Set exercise — Write the data out again, character for character, with no images.

Material for the task —
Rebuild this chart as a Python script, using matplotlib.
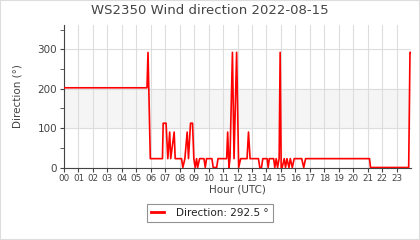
import matplotlib
matplotlib.use("Agg")
import matplotlib.pyplot as plt
from matplotlib.patches import Rectangle
from matplotlib.ticker import MultipleLocator

hours = [0.00, 5.74, 5.81, 5.97, 6.81, 6.86, 7.06, 7.18, 7.31, 7.38, 7.62, 7.69,
         8.13, 8.22, 8.36, 8.52, 8.61, 8.75, 8.89, 8.98, 9.07, 9.17, 9.24, 9.38,
         9.68, 9.77, 9.86, 10.23, 10.32, 10.56, 10.65, 11.25, 11.32, 11.41, 11.48,
         11.65, 11.76, 11.94, 12.08, 12.22, 12.66, 12.76, 12.87, 13.45, 13.54,
         13.66, 13.75, 14.05, 14.12, 14.20, 14.50, 14.58, 14.68, 14.77, 14.88,
         14.95, 15.02, 15.09, 15.23, 15.32, 15.42, 15.56, 15.65, 15.79, 15.92,
         16.44, 16.58, 16.71, 21.13, 21.20, 23.84, 23.93, 24.00]
direction = [202.5, 202.5, 292.5, 22.5, 22.5, 112.5, 112.5, 22.5, 90, 22.5, 90, 22.5,
             22.5, 0, 22.5, 90, 22.5, 112.5, 112.5, 22.5, 0, 22.5, 0, 22.5,
             22.5, 0, 22.5, 22.5, 0, 0, 22.5, 22.5, 90, 0, 22.5,
             292.5, 22.5, 292.5, 0, 22.5, 22.5, 90, 22.5, 22.5, 0,
             0, 22.5, 22.5, 0, 22.5, 22.5, 0, 22.5, 0, 22.5,
             292.5, 0, 0, 22.5, 0, 22.5, 0, 22.5, 0, 22.5,
             22.5, 0, 22.5, 22.5, 0, 0, 292.5, 292.5]
xtick_labels = ["%02d" % h for h in range(24)]
legend_label = "Direction: 292.5 °"
title = "WS2350 Wind direction 2022-08-15"

TXT = "#444444"
GRID = "#dddddd"

fig = plt.figure(figsize=(4.2, 2.4), dpi=100)
fig.patches.append(Rectangle((0, 0), 1, 1, transform=fig.transFigure,
                             fill=False, edgecolor="#dddddd", linewidth=1.5))
ax = fig.add_axes([64/420, 1-167.5/240, (411-64)/420, (167.5-25)/240])

ax.axhspan(100, 200, color="#f5f5f5", zorder=0)
ax.plot(hours, direction, color="#ff0000", linewidth=1.2, label=legend_label, zorder=3)

ax.set_xlim(0, 24)
ax.set_ylim(0, 362)
ax.set_xticks(range(24))
ax.set_xticklabels(xtick_labels)
ax.set_yticks([0, 100, 200, 300])
ax.yaxis.set_minor_locator(MultipleLocator(50))
ax.grid(True, which="major", color=GRID, linewidth=0.8, zorder=1)
ax.set_axisbelow(True)

for s in ["top", "right"]:
    ax.spines[s].set_visible(False)
for s in ["left", "bottom"]:
    ax.spines[s].set_color("#444444")
    ax.spines[s].set_linewidth(0.8)

ax.tick_params(axis="x", labelsize=6.3, colors=TXT, length=3, pad=1.5)
ax.tick_params(axis="y", labelsize=7.5, colors=TXT, length=3, pad=2)
ax.tick_params(axis="y", which="minor", length=3, color=TXT)
ax.set_xlabel("Hour (UTC)", fontsize=7.5, color=TXT, labelpad=1.5)
ax.set_ylabel("Direction (°)", fontsize=7.5, color=TXT, labelpad=11)

fig.text(0.5, 1-11/240, title, ha="center", va="center", fontsize=9.5, color=TXT)

leg = ax.legend(loc="center", bbox_to_anchor=(210/420, 1-213/240),
                bbox_transform=fig.transFigure, fontsize=7.5, frameon=True,
                fancybox=False, handlelength=1.2, borderpad=0.4, handletextpad=1.2)
leg.get_frame().set_edgecolor("#777777")
leg.get_frame().set_linewidth(0.8)
for t in leg.get_texts():
    t.set_color("#222222")
for l in leg.get_lines():
    l.set_linewidth(2)

fig.savefig("out.png", dpi=100)
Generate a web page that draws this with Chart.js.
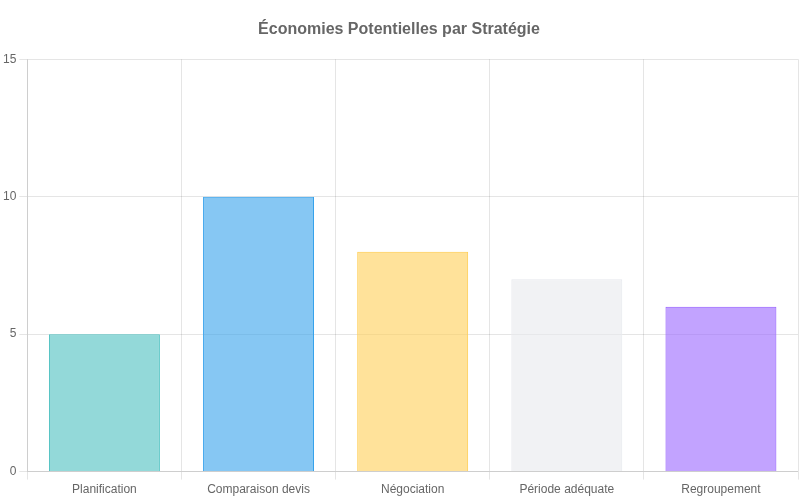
<!DOCTYPE html>
<html><head><meta charset="utf-8">
<script src="https://cdn.jsdelivr.net/npm/chart.js@4"></script>
<style>body{margin:0;background:#fff}#w{width:800px;height:500px}</style>
</head><body><div id="w"><canvas id="c"></canvas></div>
<script>
const categories = ["Planification","Comparaison devis","Négociation","Période adéquate","Regroupement"];
const savings = [5,10,8,7,6];
const fills = ["rgba(75,192,192,0.6)","rgba(54,162,235,0.6)","rgba(255,206,86,0.6)","rgba(231,233,237,0.6)","rgba(153,102,255,0.6)"];
const borders = ["rgba(75,192,192,1)","rgba(54,162,235,1)","rgba(255,206,86,1)","rgba(231,233,237,1)","rgba(153,102,255,1)"];
Chart.defaults.font.family = "'Liberation Sans', Arial, sans-serif";
Chart.defaults.color = "#666";
new Chart(document.getElementById('c'), {
  type: 'bar',
  data: { labels: categories, datasets: [{ label: 'Économies', data: savings, backgroundColor: fills, borderColor: borders, borderWidth: 1 }] },
  options: {
    responsive: true, maintainAspectRatio: false, animation: false,
    layout: { padding: { top: 10, right: 2 } },
    plugins: {
      legend: { display: false },
      title: { display: true, text: 'Économies Potentielles par Stratégie', font: { size: 16, weight: 'bold' }, padding: { top: 10, bottom: 20 } }
    },
    scales: {
      y: { min: 0, max: 15, ticks: { stepSize: 5 } },
      x: {}
    }
  }
});
</script></body></html>
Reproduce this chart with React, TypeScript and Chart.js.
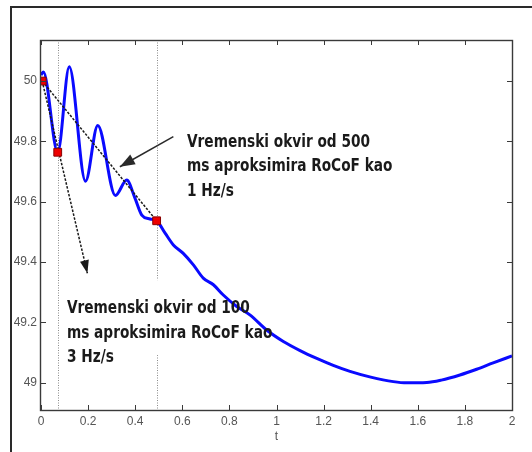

Result below —
Rebuild this chart as a Python script, using matplotlib.
import matplotlib
matplotlib.use("Agg")
import matplotlib.pyplot as plt
from matplotlib.patches import Rectangle
from matplotlib.ticker import MultipleLocator

hours = [0.00, 5.74, 5.81, 5.97, 6.81, 6.86, 7.06, 7.18, 7.31, 7.38, 7.62, 7.69,
         8.13, 8.22, 8.36, 8.52, 8.61, 8.75, 8.89, 8.98, 9.07, 9.17, 9.24, 9.38,
         9.68, 9.77, 9.86, 10.23, 10.32, 10.56, 10.65, 11.25, 11.32, 11.41, 11.48,
         11.65, 11.76, 11.94, 12.08, 12.22, 12.66, 12.76, 12.87, 13.45, 13.54,
         13.66, 13.75, 14.05, 14.12, 14.20, 14.50, 14.58, 14.68, 14.77, 14.88,
         14.95, 15.02, 15.09, 15.23, 15.32, 15.42, 15.56, 15.65, 15.79, 15.92,
         16.44, 16.58, 16.71, 21.13, 21.20, 23.84, 23.93, 24.00]
direction = [202.5, 202.5, 292.5, 22.5, 22.5, 112.5, 112.5, 22.5, 90, 22.5, 90, 22.5,
             22.5, 0, 22.5, 90, 22.5, 112.5, 112.5, 22.5, 0, 22.5, 0, 22.5,
             22.5, 0, 22.5, 22.5, 0, 0, 22.5, 22.5, 90, 0, 22.5,
             292.5, 22.5, 292.5, 0, 22.5, 22.5, 90, 22.5, 22.5, 0,
             0, 22.5, 22.5, 0, 22.5, 22.5, 0, 22.5, 0, 22.5,
             292.5, 0, 0, 22.5, 0, 22.5, 0, 22.5, 0, 22.5,
             22.5, 0, 22.5, 22.5, 0, 0, 292.5, 292.5]
xtick_labels = ["%02d" % h for h in range(24)]
legend_label = "Direction: 292.5 °"
title = "WS2350 Wind direction 2022-08-15"

TXT = "#444444"
GRID = "#dddddd"

fig = plt.figure(figsize=(4.2, 2.4), dpi=100)
fig.patches.append(Rectangle((0, 0), 1, 1, transform=fig.transFigure,
                             fill=False, edgecolor="#dddddd", linewidth=1.5))
ax = fig.add_axes([64/420, 1-167.5/240, (411-64)/420, (167.5-25)/240])

ax.axhspan(100, 200, color="#f5f5f5", zorder=0)
ax.plot(hours, direction, color="#ff0000", linewidth=1.2, label=legend_label, zorder=3)

ax.set_xlim(0, 24)
ax.set_ylim(0, 362)
ax.set_xticks(range(24))
ax.set_xticklabels(xtick_labels)
ax.set_yticks([0, 100, 200, 300])
ax.yaxis.set_minor_locator(MultipleLocator(50))
ax.grid(True, which="major", color=GRID, linewidth=0.8, zorder=1)
ax.set_axisbelow(True)

for s in ["top", "right"]:
    ax.spines[s].set_visible(False)
for s in ["left", "bottom"]:
    ax.spines[s].set_color("#444444")
    ax.spines[s].set_linewidth(0.8)

ax.tick_params(axis="x", labelsize=6.3, colors=TXT, length=3, pad=1.5)
ax.tick_params(axis="y", labelsize=7.5, colors=TXT, length=3, pad=2)
ax.tick_params(axis="y", which="minor", length=3, color=TXT)
ax.set_xlabel("Hour (UTC)", fontsize=7.5, color=TXT, labelpad=1.5)
ax.set_ylabel("Direction (°)", fontsize=7.5, color=TXT, labelpad=11)

fig.text(0.5, 1-11/240, title, ha="center", va="center", fontsize=9.5, color=TXT)

leg = ax.legend(loc="center", bbox_to_anchor=(210/420, 1-213/240),
                bbox_transform=fig.transFigure, fontsize=7.5, frameon=True,
                fancybox=False, handlelength=1.2, borderpad=0.4, handletextpad=1.2)
leg.get_frame().set_edgecolor("#777777")
leg.get_frame().set_linewidth(0.8)
for t in leg.get_texts():
    t.set_color("#222222")
for l in leg.get_lines():
    l.set_linewidth(2)

fig.savefig("out.png", dpi=100)
Generate a web page that draws this with Chart.js.
<!DOCTYPE html>
<html><head><meta charset="utf-8">
<script src="https://cdn.jsdelivr.net/npm/chart.js@4"></script>
<style>body{margin:0;background:#fff}#w{width:800px;height:500px}</style>
</head><body><div id="w"><canvas id="c"></canvas></div>
<script>
const categories = ["Planification","Comparaison devis","Négociation","Période adéquate","Regroupement"];
const savings = [5,10,8,7,6];
const fills = ["rgba(75,192,192,0.6)","rgba(54,162,235,0.6)","rgba(255,206,86,0.6)","rgba(231,233,237,0.6)","rgba(153,102,255,0.6)"];
const borders = ["rgba(75,192,192,1)","rgba(54,162,235,1)","rgba(255,206,86,1)","rgba(231,233,237,1)","rgba(153,102,255,1)"];
Chart.defaults.font.family = "'Liberation Sans', Arial, sans-serif";
Chart.defaults.color = "#666";
new Chart(document.getElementById('c'), {
  type: 'bar',
  data: { labels: categories, datasets: [{ label: 'Économies', data: savings, backgroundColor: fills, borderColor: borders, borderWidth: 1 }] },
  options: {
    responsive: true, maintainAspectRatio: false, animation: false,
    layout: { padding: { top: 10, right: 2 } },
    plugins: {
      legend: { display: false },
      title: { display: true, text: 'Économies Potentielles par Stratégie', font: { size: 16, weight: 'bold' }, padding: { top: 10, bottom: 20 } }
    },
    scales: {
      y: { min: 0, max: 15, ticks: { stepSize: 5 } },
      x: {}
    }
  }
});
</script></body></html>
Reproduce this chart with React, TypeScript and Chart.js.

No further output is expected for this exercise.